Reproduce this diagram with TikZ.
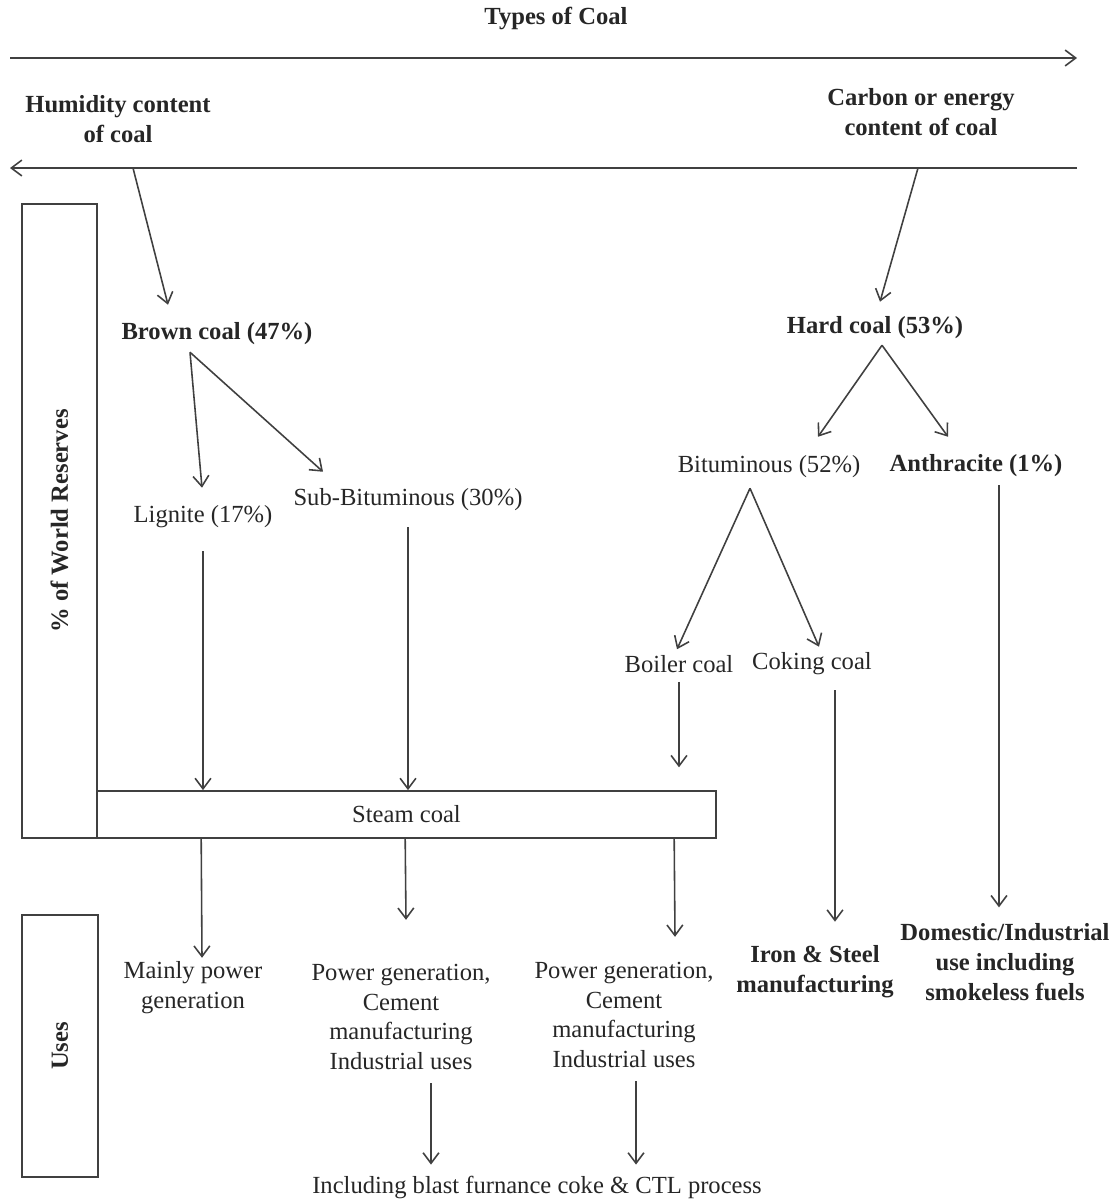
\documentclass[tikz,border=0pt]{standalone}
\usepackage{fontspec}
\setmainfont{Liberation Serif}
\usetikzlibrary{arrows.meta,calc}

\tikzset{
  lbl/.style={font=\fontsize{14}{17}\selectfont, text=black!85, inner sep=1pt, align=center},
  blbl/.style={lbl, font=\fontsize{14}{17}\selectfont\bfseries},
  arr/.style={draw=black!75, line width=0.9pt, -{Straight Barb[length=6pt,width=9pt]}},
  box/.style={draw=black!75, line width=1pt, inner sep=0pt}
}

\begin{document}
\begin{tikzpicture}[x=0.02cm,y=-0.02cm]
\useasboundingbox (0,0) rectangle (1117,1200);

\node[blbl] (Types) at (556,18) {Types of Coal};
\node[blbl] (Hum) at (118,119) {Humidity content\\of coal};
\node[blbl] (Carb) at (921,112) {Carbon or energy\\content of coal};
\coordinate (TL) at (10,58);
\coordinate (TR) at (1077,58);
\coordinate (BR) at (1077,168);
\coordinate (BL) at (10,168);
\coordinate (H1) at (133,168);
\coordinate (H2) at (918,168);
\draw[arr] (TL) -- (TR);
\draw[arr] (BR) -- (BL);

\node[blbl, box, rotate=90, minimum width=12.68cm, minimum height=1.5cm] (Res) at (59.5,521) {\% of World Reserves};
\node[lbl, box, minimum width=12.38cm, minimum height=0.94cm] (Steam) at (406.5,814.5) {Steam coal};
\node[blbl, box, rotate=90, minimum width=5.24cm, minimum height=1.52cm] (Uses) at (60,1046) {Uses};

\node[blbl] (Brown) at (217,334) {Brown coal (47\%)};
\node[blbl] (Hard) at (875,328) {Hard coal (53\%)};
\node[lbl] (Lig) at (203,517) {Lignite (17\%)};
\node[lbl] (Sub) at (408,500) {Sub-Bituminous (30\%)};
\node[lbl] (Bit) at (769,467) {Bituminous (52\%)};
\node[blbl] (Anth) at (976,466) {Anthracite (1\%)};
\node[lbl] (Boil) at (679,664) {Boiler coal};
\node[lbl] (Cok) at (812,664) {Coking coal};
\node[lbl] (Main) at (193,988) {Mainly power\\generation};
\node[lbl] (PowA) at (401,1017) {Power generation,\\Cement\\manufacturing\\Industrial uses};
\node[lbl] (PowB) at (624,1015) {Power generation,\\Cement\\manufacturing\\Industrial uses};
\node[blbl] (Iron) at (815,972) {Iron \& Steel\\manufacturing};
\node[blbl] (Dom) at (1005,962) {Domestic/Industrial\\use including\\smokeless fuels};
\node[lbl] (Incl) at (537,1187) {Including blast furnance coke \& CTL process};

\draw[arr] (H1) -- ($(Brown.north)+(-49,-16)$);
\draw[arr] (H2) -- ($(Hard.north)+(5,-13)$);
\draw[arr] ($(Brown.south)+(-27,5)$) -- ($(Lig.north)+(-1,-16)$);
\draw[arr] ($(Brown.south)+(-27,5)$) -- ($(Sub.north)+(-85,-15)$);
\draw[arr] ($(Hard.south)+(7,4)$) -- ($(Bit.north)+(49,-17)$);
\draw[arr] ($(Hard.south)+(7,4)$) -- ($(Anth.north)+(-28,-16)$);
\draw[arr] ($(Bit.south)+(-19,8)$) -- ($(Boil.north)+(-2,-4)$);
\draw[arr] ($(Bit.south)+(-19,8)$) -- ($(Cok.north)+(7,-4)$);

\draw[arr, shorten <=12pt] (Lig) -- (Lig |- Steam.north);
\draw[arr, shorten <=8pt] (Sub) -- (Sub |- Steam.north);
\draw[arr, shorten <=4pt, shorten >=13pt] (Boil) -- (Boil |- Steam.north);
\draw[arr] ($(Cok.south)+(23,13)$) -- ($(Iron.north)+(20,-22)$);
\draw[arr] ($(Anth.south)+(23,6)$) -- ($(Dom.north)+(-6,-14)$);

\draw[arr] ($(Steam.south west)+(105,0)$) -- ($(Main.north)+(9,-2)$);
\draw[arr] ($(Steam.south west)+(309,0)$) -- ($(PowA.north)+(5,-42)$);
\draw[arr] ($(Steam.south west)+(578,0)$) -- ($(PowB.north)+(51,-23)$);
\draw[arr] ($(PowA.south)+(30,11)$) -- ($(Incl.north)+(-106,-9)$);
\draw[arr] ($(PowB.south)+(12,11)$) -- ($(Incl.north)+(99,-9)$);
\end{tikzpicture}
\end{document}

* What to do
Restate each line from the start of the listing through the line bearing "(0,0) rectangle (1117,1200);" word for word. Drop the pictures.

* Finished exercise
Reproduce this diagram with TikZ.
\documentclass[tikz,border=0pt]{standalone}
\usepackage{fontspec}
\setmainfont{Liberation Serif}
\usetikzlibrary{arrows.meta,calc}

\tikzset{
  lbl/.style={font=\fontsize{14}{17}\selectfont, text=black!85, inner sep=1pt, align=center},
  blbl/.style={lbl, font=\fontsize{14}{17}\selectfont\bfseries},
  arr/.style={draw=black!75, line width=0.9pt, -{Straight Barb[length=6pt,width=9pt]}},
  box/.style={draw=black!75, line width=1pt, inner sep=0pt}
}

\begin{document}
\begin{tikzpicture}[x=0.02cm,y=-0.02cm]
\useasboundingbox (0,0) rectangle (1117,1200);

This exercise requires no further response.